Why is this phrase pernicious? Because, very often, it signals that you are about to fail to actually evaluate the noted argument. Rather, you will simply list the possibility (in contracts, for example, “A could argue that the correspondence of May 1 was an offer”) and not tell the reader whether or not that claim is a plausible or winning one in court. Though sometimes professors truly want to see a kitchen sink answer listing every possible claim, most, instead, are testing judgment. Judgment requires one to actually evaluate legal claims, not to list them. The problem with “argue that” is that it leads you to think that you are actually saying something — implicitly, that the argument raised is plausible? — without articulating the predicate rationale and limiting conditions. I can’t tell you how many times I’ve sat with students in exam reviews, pointed out this phrase, only to have the student tell me that they knew that the argument was a good or bad one, but they failed to put that judgment on the page. “Argue that” blinds you to your own failure to exercise your situation sense.

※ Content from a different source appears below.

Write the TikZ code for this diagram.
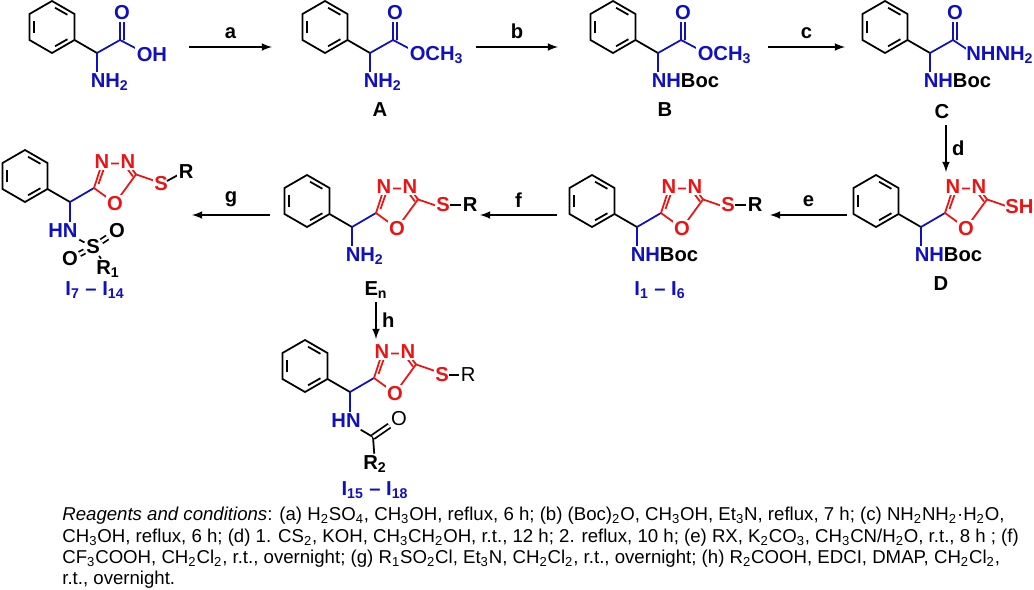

The great thing about this tic is that it’s a useful, concrete, red flag for conclusory exam writing, which typically distinguishes average exams from great ones. If you are working on your computer, you can simply use the find function before handing in the exam to make sure that you haven’t fallen into the trap. Other tics, like “obviously,” “clearly,” and “certainly,” are similar but aren’t as prevalent on law school exam answers. Eliminating “could argue that” also helps to omit needless words: instead of introducing issues before disposing of them, you can simply fold the analysis into the introductory sentence. Thus: “While the May 1 letter has some of the markings of an offer (it identifies price & amount), it fails to state the timing of delivery and most courts will follow Nebraska Seed in denying formation.”
Now, you could argue that this is all needlessly pedantic mutterings over style points, when the real skills that ought to separate good from bad exams concern doctrine. But, if you did make that argument, you’d be wrong. Being conclusory – that is, assuming the conclusion in question and failing to analyze why the answer follows from the facts – is the key sin on most issue-spotter exams. You can learn to be less conclusory over time by training yourself to see it in your writing. And, if you got bad news this week, spotting conclusory writing before it’s graded will go a long way toward better news in May.